In a recent conversation, a seasoned chief audit executive (CAE) recruiter shared his frustration that a number of high-profile companies are offering below-market salaries for their CAE positions. I responded to him that I wasn’t surprised. In fact, I shared my long-held view that some companies don’t want a strong CAE, so they price the role accordingly. After all, “You get what you pay for.”
On the surface these look like companies simply being shortsighted in trying to save money at the price of maintaining a well-run internal audit function. At worse, we’re talking about benign neglect, right? Wrong. The truth is there is a much more treacherous side to this equation.
I believe it is no accident when some companies low-ball CAE salaries. When it happens, I believe it is frequently a disguised attempt to recruit weaker talent. Bluntly, in these instances management seeks to weaken internal audit in order to avoid accountability. It brings to mind another saying that is as relevant as it is colloquial: “Good work ain’t cheap. Cheap work ain’t good.”
When this underhanded manipulation goes on, I blame boards and their audit committees who are asleep at the wheel and allow it to happen.
This is certainly not the only deceitful attempt to limit internal audit’s reach by manipulating the purse strings. In early 2014, I wrote about a battle over funding of the Delaware state audit function. A scheduled pay raise for state auditors — money that would help keep pay scales competitive with the private sector — was held up by partisan politics. Starving the government watchdogs is an effective way of keeping them from biting.
To be clear, I believe most corporate boards and executives and government officials appreciate a strong and effective internal audit function and the oversight it brings. They recognize internal audit is vital to healthy risk management and internal controls. They also understand that to get the most out of the internal audit function, it must be well-resourced and independent.
Despite this, I have witnessed many cases over my 40 years in the profession where a strong internal audit function is not welcomed by corporate and government executives who would rather keep internal audit as window dressing and not as a window to corporate or government accountability.
Regrettably, this latest example of starving the function to keep it under control is not the only evidence that internal audit is battling to maintain its independence at many organizations. In March, The IIA Research Foundation published “The Politics of Internal Auditing,” a research report that found management pressure is a pervasive threat to internal audit’s objectivity.
More than half of North American CAEs surveyed reported being directed to omit or modify important audit findings at least once in their careers, and nearly as many — 49 percent — said they were directed not to perform work in high-risk areas, according to the report.

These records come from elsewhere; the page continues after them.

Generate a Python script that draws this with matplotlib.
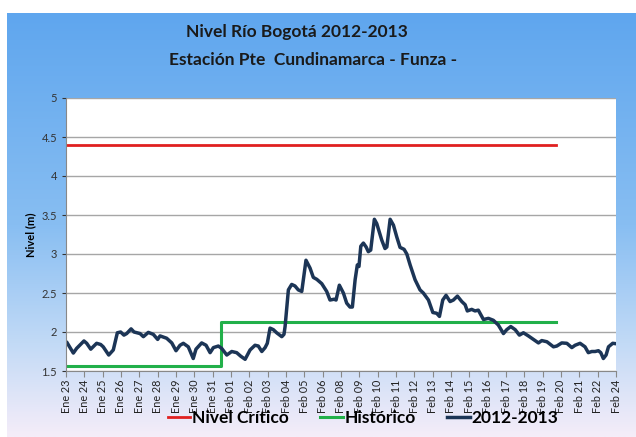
import numpy as np
import matplotlib
matplotlib.use("Agg")
import matplotlib.pyplot as plt
from matplotlib.colors import LinearSegmentedColormap

# tick labels of the category axis (as printed in the original)
etiquetas = ["Ene 23", "Ene 24", "Ene 25", "Ene 26", "Ene 27", "Ene 28", "Ene 29",
             "Ene 30", "Ene 31", "Feb 01", "Feb 02", "Feb 03", "Feb 04", "Feb 05",
             "Feb 06", "Feb 08", "Feb 09", "Feb 10", "Feb 11", "Feb 12", "Feb 13",
             "Feb 14", "Feb 15", "Feb 16", "Feb 17", "Feb 18", "Feb 19", "Feb 20",
             "Feb 21", "Feb 22", "Feb 24"]

# reference levels
nivel_critico = 4.4
critico_pos = [0, 26.7]
historico_pos = [0, 8.45, 8.45, 26.7]
historico_val = [1.57, 1.57, 2.13, 2.13]

# 2012-2013 series (position along the category axis, level in m)
pos = [0.0, 0.04, 0.40, 0.58, 0.98, 1.13, 1.35, 1.67, 1.89, 2.03, 2.33, 2.58, 2.80,
       2.98, 3.16, 3.31, 3.55, 3.71, 4.04, 4.22, 4.49, 4.76, 5.00, 5.13, 5.49, 5.77,
       6.00, 6.22, 6.40, 6.67, 6.94, 7.09, 7.40, 7.64, 7.86, 8.04, 8.31, 8.49, 8.77,
       9.04, 9.31, 9.53, 9.77, 10.04, 10.31, 10.49, 10.68, 10.86, 10.98, 11.13, 11.31,
       11.49, 11.77, 11.89, 11.95, 12.13, 12.31, 12.49, 12.67, 12.86, 13.09, 13.31,
       13.49, 13.68, 13.95, 14.22, 14.40, 14.62, 14.73, 14.91, 15.13, 15.31, 15.49,
       15.62, 15.77, 15.89, 15.98, 16.08, 16.22, 16.37, 16.49, 16.62, 16.82, 16.95,
       17.22, 17.40, 17.50, 17.68, 17.86, 18.04, 18.22, 18.44, 18.59, 18.77, 19.04,
       19.31, 19.49, 19.77, 20.01, 20.22, 20.37, 20.55, 20.73, 20.95, 21.13, 21.35,
       21.59, 21.77, 21.89, 22.13, 22.31, 22.49, 22.77, 23.04, 23.31, 23.58, 23.86,
       24.04, 24.26, 24.50, 24.73, 24.95, 25.22, 25.50, 25.77, 25.95, 26.23, 26.59,
       26.77, 27.04, 27.32, 27.59, 27.77, 28.04, 28.31, 28.49, 28.68, 28.86, 29.04,
       29.17, 29.31, 29.46, 29.59, 29.82, 30.0]
nivel = [1.87, 1.87, 1.73, 1.79, 1.885, 1.855, 1.78, 1.855, 1.84, 1.81, 1.705, 1.77,
         1.99, 2.00, 1.96, 1.98, 2.04, 2.00, 1.98, 1.94, 1.995, 1.97, 1.905, 1.95, 1.92,
         1.86, 1.76, 1.83, 1.855, 1.81, 1.66, 1.78, 1.86, 1.83, 1.735, 1.80, 1.82, 1.79,
         1.705, 1.75, 1.735, 1.69, 1.65, 1.77, 1.83, 1.82, 1.75, 1.80, 1.855, 2.05, 2.03,
         1.99, 1.94, 1.97, 2.07, 2.54, 2.61, 2.59, 2.54, 2.52, 2.92, 2.82, 2.70, 2.675,
         2.62, 2.52, 2.41, 2.42, 2.41, 2.60, 2.50, 2.37, 2.32, 2.32, 2.67, 2.86, 2.84,
         3.10, 3.14, 3.09, 3.03, 3.05, 3.445, 3.39, 3.18, 3.07, 3.09, 3.445, 3.37, 3.22,
         3.085, 3.06, 3.00, 2.86, 2.67, 2.54, 2.50, 2.41, 2.25, 2.24, 2.20, 2.41, 2.47,
         2.39, 2.41, 2.46, 2.39, 2.35, 2.27, 2.29, 2.27, 2.28, 2.16, 2.175, 2.15, 2.09,
         1.98, 2.03, 2.07, 2.03, 1.96, 1.99, 1.95, 1.905, 1.86, 1.89, 1.875, 1.81, 1.82,
         1.86, 1.855, 1.80, 1.83, 1.855, 1.81, 1.735, 1.75, 1.75, 1.76, 1.735, 1.66,
         1.705, 1.81, 1.855, 1.85]

plt.rcParams['font.family'] = ['Lato', 'DejaVu Sans']

fig = plt.figure(figsize=(6.36, 4.37), dpi=100)
fig.patch.set_facecolor("white")

# gradient panel behind the chart
bg = fig.add_axes([7 / 636, 0, 1 - 7 / 636, 1 - 13 / 437], zorder=-10)
cmap = LinearSegmentedColormap.from_list(
    "fondo", [(0.0, "#5fa6ee"), (0.5, "#88bef2"), (0.78, "#c2daf6"), (1.0, "#f5edf9")])
bg.imshow(np.linspace(0, 1, 256).reshape(-1, 1), aspect="auto", cmap=cmap,
          extent=[0, 1, 0, 1], origin="upper")
bg.set_axis_off()

ax = fig.add_axes([66 / 636, 1 - 371 / 437, 550 / 636, 273 / 437])
ax.set_facecolor("white")
ax.set_xlim(0, 30)
ax.set_ylim(1.5, 5)
ax.set_yticks(np.arange(1.5, 5.01, 0.5))
ax.yaxis.set_major_formatter(plt.FormatStrFormatter("%g"))
ax.grid(axis="y", color="#a6a6a6", lw=1)
ax.set_axisbelow(True)

ax.plot(critico_pos, [nivel_critico, nivel_critico], color="#e02020", lw=2,
        label="Nivel Crítico")
ax.plot(historico_pos, historico_val, color="#22b04a", lw=2.2, label="Histórico")
ax.plot(pos, nivel, color="#1c3556", lw=2.5, label="2012-2013")

ax.set_xticks(range(len(etiquetas)))
ax.set_xticklabels(etiquetas, rotation=90, fontsize=7.8, color="#222222")
ax.tick_params(axis="y", labelsize=8, colors="#333333", length=3)
ax.tick_params(axis="x", length=4, color="#888888", pad=2)
for s in ["top", "right"]:
    ax.spines[s].set_visible(False)
for s in ["left", "bottom"]:
    ax.spines[s].set_color("#888888")
ax.set_ylabel("Nivel (m)", fontsize=8, fontweight="bold", labelpad=4)

fig.text(0.467, 1 - 32 / 437, "Nivel Río Bogotá 2012-2013", ha="center", va="center",
         fontsize=12.5, fontweight="bold", color="#1a1a1a")
fig.text(0.492, 1 - 60 / 437, "Estación Pte  Cundinamarca - Funza -", ha="center",
         va="center", fontsize=12.5, fontweight="bold", color="#1a1a1a")

fig.legend(loc="center", bbox_to_anchor=(363 / 636, 1 - 418 / 437), ncol=3,
           frameon=False, prop={"size": 12.5, "weight": "bold"}, handlelength=1.3,
           handletextpad=0.1, columnspacing=1.8)

fig.savefig("out.png", dpi=100)
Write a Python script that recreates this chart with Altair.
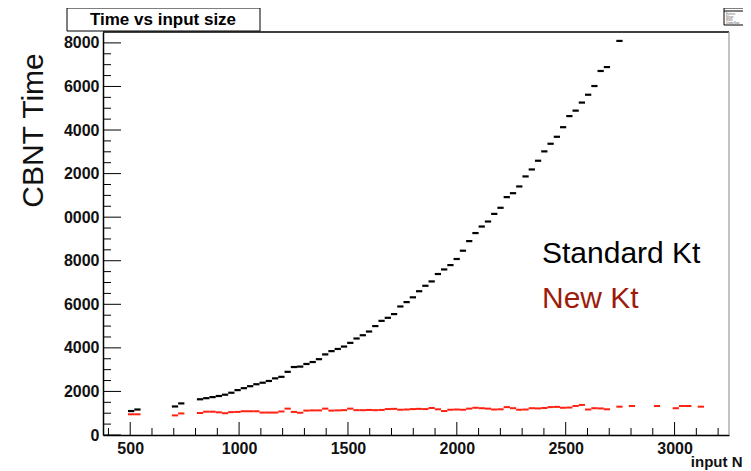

These data suggest widespread efforts by management to unduly influence internal audit. By bringing in weaker talent at the CAE level, management improves its chances of succeeding. And success in this instance is a breeding ground for future failure.
It is not a stretch to conclude that executives who would shy away from objective scrutiny may have something to hide. I’m not suggesting there is criminality in all such instances, but there likely is a whiff of inefficiency, ineffectiveness, incompetence, or unethical behavior. Once again, it speaks to a weak organizational culture — which as we have seen repeatedly in 2015, can be lethal to corporate credibility.
A number of other expressions come to mind when trying to characterize the consequences — inevitably negative — of dumbing down the internal audit function. But I’d like to end on a positive note by quoting the guru of smart business and investing, Warren Buffett.
“Price is what you pay. Value is what you get.”
All managers and boards should take this to heart.